>> Begin

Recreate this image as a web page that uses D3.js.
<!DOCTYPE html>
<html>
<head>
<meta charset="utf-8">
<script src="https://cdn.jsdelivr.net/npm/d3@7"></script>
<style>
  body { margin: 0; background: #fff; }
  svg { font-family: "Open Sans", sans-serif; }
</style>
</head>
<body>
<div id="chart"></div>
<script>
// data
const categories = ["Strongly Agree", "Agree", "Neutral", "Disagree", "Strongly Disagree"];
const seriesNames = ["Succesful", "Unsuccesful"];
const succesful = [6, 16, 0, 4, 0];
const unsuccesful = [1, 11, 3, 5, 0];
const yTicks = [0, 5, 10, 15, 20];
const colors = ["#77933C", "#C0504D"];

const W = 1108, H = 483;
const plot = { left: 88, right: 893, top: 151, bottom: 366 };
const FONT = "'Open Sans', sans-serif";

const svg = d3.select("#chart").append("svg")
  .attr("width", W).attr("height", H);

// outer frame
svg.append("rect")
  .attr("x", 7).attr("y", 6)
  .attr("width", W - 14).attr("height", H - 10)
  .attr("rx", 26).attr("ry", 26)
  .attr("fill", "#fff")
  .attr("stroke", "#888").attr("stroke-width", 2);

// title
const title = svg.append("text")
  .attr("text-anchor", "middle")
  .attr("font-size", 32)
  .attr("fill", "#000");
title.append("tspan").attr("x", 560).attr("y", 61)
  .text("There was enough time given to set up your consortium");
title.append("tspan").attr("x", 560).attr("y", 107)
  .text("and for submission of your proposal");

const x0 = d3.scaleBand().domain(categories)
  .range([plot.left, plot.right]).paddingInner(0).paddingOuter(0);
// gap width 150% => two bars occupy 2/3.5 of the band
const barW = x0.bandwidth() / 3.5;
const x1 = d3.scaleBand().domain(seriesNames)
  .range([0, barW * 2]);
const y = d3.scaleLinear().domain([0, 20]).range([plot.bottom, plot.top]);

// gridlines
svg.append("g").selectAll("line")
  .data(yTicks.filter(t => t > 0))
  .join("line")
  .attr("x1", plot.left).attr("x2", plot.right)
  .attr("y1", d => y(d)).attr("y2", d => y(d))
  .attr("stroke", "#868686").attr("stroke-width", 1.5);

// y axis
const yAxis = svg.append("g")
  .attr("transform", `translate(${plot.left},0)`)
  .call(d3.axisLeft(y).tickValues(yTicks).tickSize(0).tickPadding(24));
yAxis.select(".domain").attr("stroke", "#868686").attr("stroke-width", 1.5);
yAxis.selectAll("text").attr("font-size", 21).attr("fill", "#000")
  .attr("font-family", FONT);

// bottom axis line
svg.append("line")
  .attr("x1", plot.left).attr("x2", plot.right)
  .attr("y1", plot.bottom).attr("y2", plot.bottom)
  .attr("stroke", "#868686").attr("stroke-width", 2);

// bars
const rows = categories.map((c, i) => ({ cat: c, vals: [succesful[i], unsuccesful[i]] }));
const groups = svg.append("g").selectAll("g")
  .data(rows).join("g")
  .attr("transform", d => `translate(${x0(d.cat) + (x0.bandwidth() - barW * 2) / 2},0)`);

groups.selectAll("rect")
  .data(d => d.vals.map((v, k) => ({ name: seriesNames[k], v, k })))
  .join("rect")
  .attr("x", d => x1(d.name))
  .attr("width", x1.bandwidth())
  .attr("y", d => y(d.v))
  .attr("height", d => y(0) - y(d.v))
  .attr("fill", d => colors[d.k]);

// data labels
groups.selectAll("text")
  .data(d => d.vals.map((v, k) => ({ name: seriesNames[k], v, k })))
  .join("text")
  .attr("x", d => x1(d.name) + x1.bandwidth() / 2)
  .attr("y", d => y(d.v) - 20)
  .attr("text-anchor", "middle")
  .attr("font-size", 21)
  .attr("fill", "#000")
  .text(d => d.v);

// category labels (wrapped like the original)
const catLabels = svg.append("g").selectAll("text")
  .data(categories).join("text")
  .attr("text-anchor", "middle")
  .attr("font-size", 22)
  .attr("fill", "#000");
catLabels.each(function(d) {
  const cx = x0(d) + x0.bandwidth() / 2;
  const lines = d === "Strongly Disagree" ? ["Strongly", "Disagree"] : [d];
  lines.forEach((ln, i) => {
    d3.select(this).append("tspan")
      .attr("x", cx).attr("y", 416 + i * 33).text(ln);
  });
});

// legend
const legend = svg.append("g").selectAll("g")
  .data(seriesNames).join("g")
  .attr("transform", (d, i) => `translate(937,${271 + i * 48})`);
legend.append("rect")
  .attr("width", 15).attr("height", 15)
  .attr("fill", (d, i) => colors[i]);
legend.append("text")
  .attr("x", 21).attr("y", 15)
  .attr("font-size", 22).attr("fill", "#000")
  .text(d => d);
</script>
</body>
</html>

>> End

Print the whole listing again, exactly.

Recreate this image as a web page that uses D3.js.
<!DOCTYPE html>
<html>
<head>
<meta charset="utf-8">
<script src="https://cdn.jsdelivr.net/npm/d3@7"></script>
<style>
  body { margin: 0; background: #fff; }
  svg { font-family: "Open Sans", sans-serif; }
</style>
</head>
<body>
<div id="chart"></div>
<script>
// data
const categories = ["Strongly Agree", "Agree", "Neutral", "Disagree", "Strongly Disagree"];
const seriesNames = ["Succesful", "Unsuccesful"];
const succesful = [6, 16, 0, 4, 0];
const unsuccesful = [1, 11, 3, 5, 0];
const yTicks = [0, 5, 10, 15, 20];
const colors = ["#77933C", "#C0504D"];

const W = 1108, H = 483;
const plot = { left: 88, right: 893, top: 151, bottom: 366 };
const FONT = "'Open Sans', sans-serif";

const svg = d3.select("#chart").append("svg")
  .attr("width", W).attr("height", H);

// outer frame
svg.append("rect")
  .attr("x", 7).attr("y", 6)
  .attr("width", W - 14).attr("height", H - 10)
  .attr("rx", 26).attr("ry", 26)
  .attr("fill", "#fff")
  .attr("stroke", "#888").attr("stroke-width", 2);

// title
const title = svg.append("text")
  .attr("text-anchor", "middle")
  .attr("font-size", 32)
  .attr("fill", "#000");
title.append("tspan").attr("x", 560).attr("y", 61)
  .text("There was enough time given to set up your consortium");
title.append("tspan").attr("x", 560).attr("y", 107)
  .text("and for submission of your proposal");

const x0 = d3.scaleBand().domain(categories)
  .range([plot.left, plot.right]).paddingInner(0).paddingOuter(0);
// gap width 150% => two bars occupy 2/3.5 of the band
const barW = x0.bandwidth() / 3.5;
const x1 = d3.scaleBand().domain(seriesNames)
  .range([0, barW * 2]);
const y = d3.scaleLinear().domain([0, 20]).range([plot.bottom, plot.top]);

// gridlines
svg.append("g").selectAll("line")
  .data(yTicks.filter(t => t > 0))
  .join("line")
  .attr("x1", plot.left).attr("x2", plot.right)
  .attr("y1", d => y(d)).attr("y2", d => y(d))
  .attr("stroke", "#868686").attr("stroke-width", 1.5);

// y axis
const yAxis = svg.append("g")
  .attr("transform", `translate(${plot.left},0)`)
  .call(d3.axisLeft(y).tickValues(yTicks).tickSize(0).tickPadding(24));
yAxis.select(".domain").attr("stroke", "#868686").attr("stroke-width", 1.5);
yAxis.selectAll("text").attr("font-size", 21).attr("fill", "#000")
  .attr("font-family", FONT);

// bottom axis line
svg.append("line")
  .attr("x1", plot.left).attr("x2", plot.right)
  .attr("y1", plot.bottom).attr("y2", plot.bottom)
  .attr("stroke", "#868686").attr("stroke-width", 2);

// bars
const rows = categories.map((c, i) => ({ cat: c, vals: [succesful[i], unsuccesful[i]] }));
const groups = svg.append("g").selectAll("g")
  .data(rows).join("g")
  .attr("transform", d => `translate(${x0(d.cat) + (x0.bandwidth() - barW * 2) / 2},0)`);

groups.selectAll("rect")
  .data(d => d.vals.map((v, k) => ({ name: seriesNames[k], v, k })))
  .join("rect")
  .attr("x", d => x1(d.name))
  .attr("width", x1.bandwidth())
  .attr("y", d => y(d.v))
  .attr("height", d => y(0) - y(d.v))
  .attr("fill", d => colors[d.k]);

// data labels
groups.selectAll("text")
  .data(d => d.vals.map((v, k) => ({ name: seriesNames[k], v, k })))
  .join("text")
  .attr("x", d => x1(d.name) + x1.bandwidth() / 2)
  .attr("y", d => y(d.v) - 20)
  .attr("text-anchor", "middle")
  .attr("font-size", 21)
  .attr("fill", "#000")
  .text(d => d.v);

// category labels (wrapped like the original)
const catLabels = svg.append("g").selectAll("text")
  .data(categories).join("text")
  .attr("text-anchor", "middle")
  .attr("font-size", 22)
  .attr("fill", "#000");
catLabels.each(function(d) {
  const cx = x0(d) + x0.bandwidth() / 2;
  const lines = d === "Strongly Disagree" ? ["Strongly", "Disagree"] : [d];
  lines.forEach((ln, i) => {
    d3.select(this).append("tspan")
      .attr("x", cx).attr("y", 416 + i * 33).text(ln);
  });
});

// legend
const legend = svg.append("g").selectAll("g")
  .data(seriesNames).join("g")
  .attr("transform", (d, i) => `translate(937,${271 + i * 48})`);
legend.append("rect")
  .attr("width", 15).attr("height", 15)
  .attr("fill", (d, i) => colors[i]);
legend.append("text")
  .attr("x", 21).attr("y", 15)
  .attr("font-size", 22).attr("fill", "#000")
  .text(d => d);
</script>
</body>
</html>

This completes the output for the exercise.